Reputation: 7
I looked all over online and can't seem to find anything that addresses what I am trying to do. I am using Bash on an Unbuntu VM. I created the following script
start_code=$(date +%H:%M:%S)
end_code=$(date +%H:%M:%S)
echo $start_code
for i in {1..1000};
do echo $RANDOM >> filename.txt;
done
echo $end_code
The code works fine, but is there any way that I can subtract the variables start_code from end_code??
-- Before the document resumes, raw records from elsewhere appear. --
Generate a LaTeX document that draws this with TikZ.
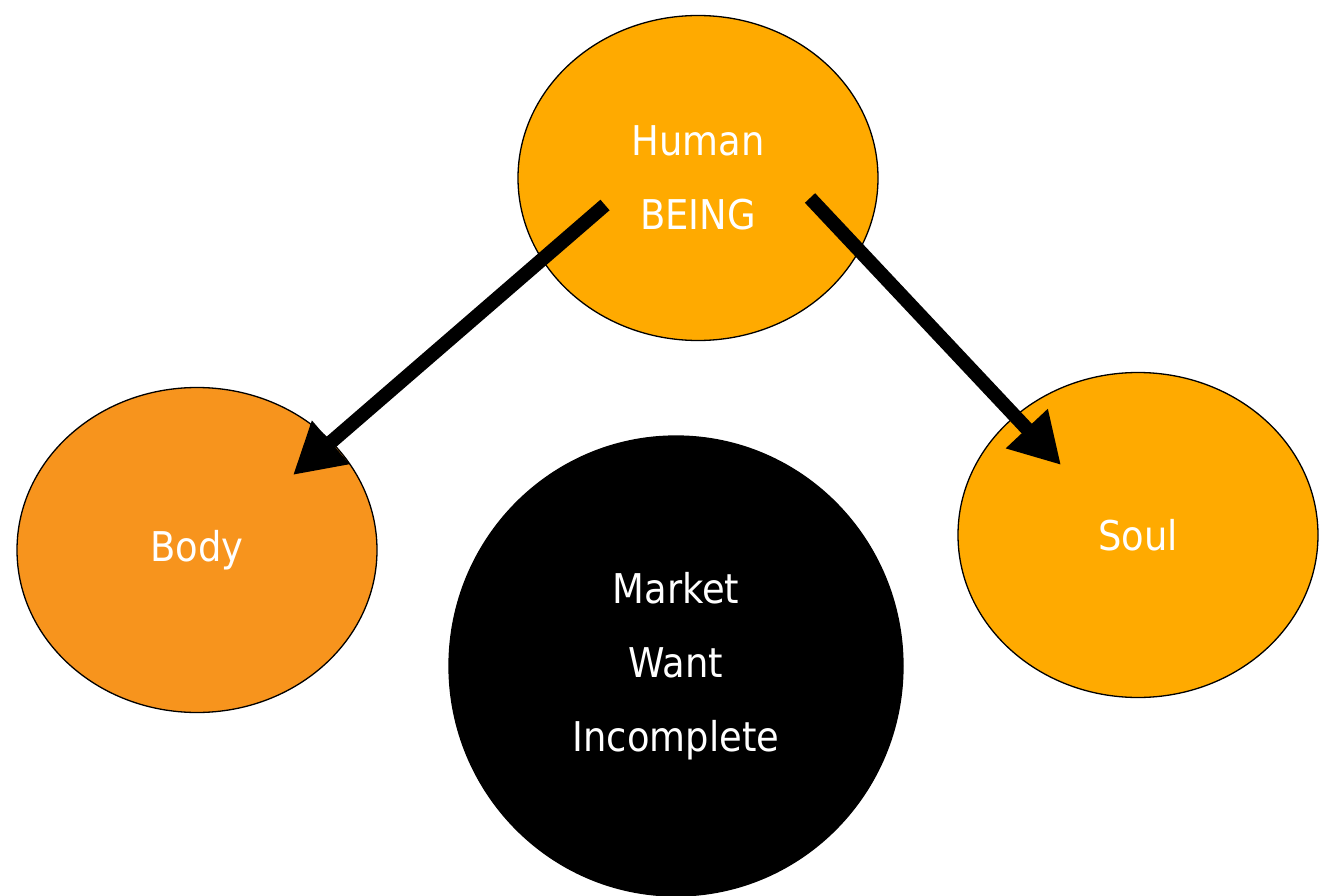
\documentclass[tikz,border=0pt]{standalone}
\usepackage{fontspec}
\setmainfont{DejaVu Sans}[FakeStretch=0.9]
\usetikzlibrary{shapes.geometric,arrows.meta}
\definecolor{humanorange}{RGB}{255,170,0}
\definecolor{bodyorange}{RGB}{247,148,29}
\tikzset{
  blob/.style={ellipse, draw=black, line width=1.3pt, inner sep=0pt,
    text=white, align=center, font=\fontsize{41}{74}\selectfont,
    minimum width=360pt, minimum height=325pt},
  bigarrow/.style={line width=14pt, -{Triangle[length=50pt,width=54pt]}}
}
\begin{document}
\begin{tikzpicture}[x=1pt,y=-1pt]
\useasboundingbox (0,0) rectangle (1326,896);
\node[blob, fill=humanorange] (human) at (698,178) {Human\\BEING};
\node[blob, fill=bodyorange] (body) at (197,550) {Body};
\node[blob, fill=humanorange] (soul) at (1138,535) {Soul};
\node[blob, fill=black, minimum width=454pt, minimum height=460pt] (market) at (676,666) {Market\\Want\\Incomplete};
\coordinate (a1s) at (605,205);
\coordinate (a1e) at (293,475);
\coordinate (a2s) at (810,198);
\coordinate (a2e) at (1061,465);
\draw[bigarrow] (a1s) -- (a1e);
\draw[bigarrow] (a2s) -- (a2e);
\end{tikzpicture}
\end{document}
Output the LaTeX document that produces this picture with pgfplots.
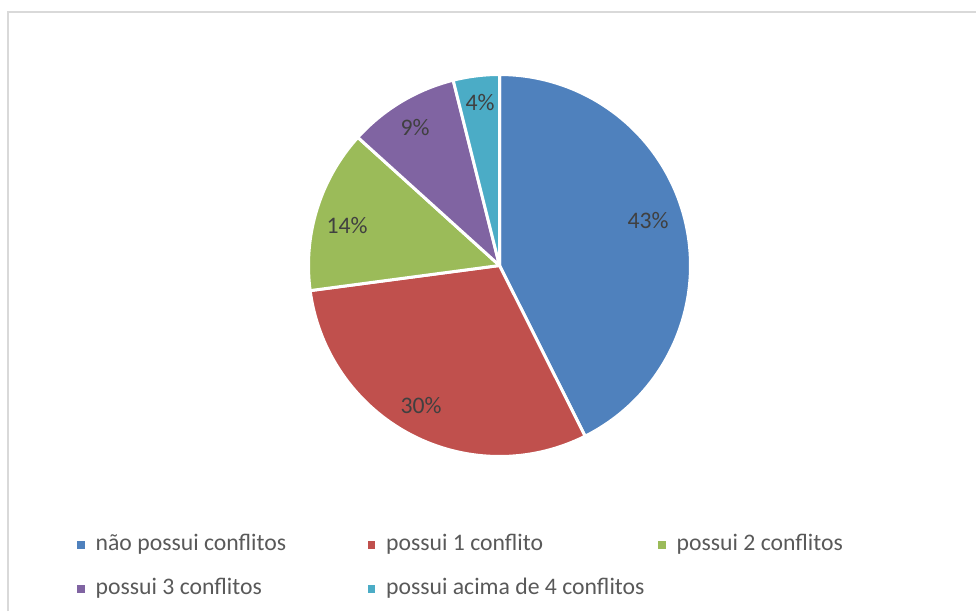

I have tried this many different ways one being total_code=$(($start_code - $end_code)) but I get errors or nothing returned with everything that I have tried. As I'm brand new to Bash and I'm not even sure if I can do this. Any help would be greatly appreciated.
Upvotes: 0
Views: 285
Reputation: 212198
There are better ways to compute time lapsed. You can do the subtraction with something like:
$ cat a.sh
#!/bin/sh
foo() {
# This function does stuff
sleep ${1-2}
}
start=$(date +%s)
foo 3
end=$(date +%s)
echo "time lapsed: $((end - start))"
time foo 4
$ ./a.sh
time lapsed: 3
real 0m4.006s
user 0m0.001s
sys 0m0.001s
In the above, we first store a time stamp before calling the function foo
that just sleeps for 3 seconds. Then we compute a new time stamp and subtract. Then we do the same using the time
builtin and let the function sleep for 4 seconds.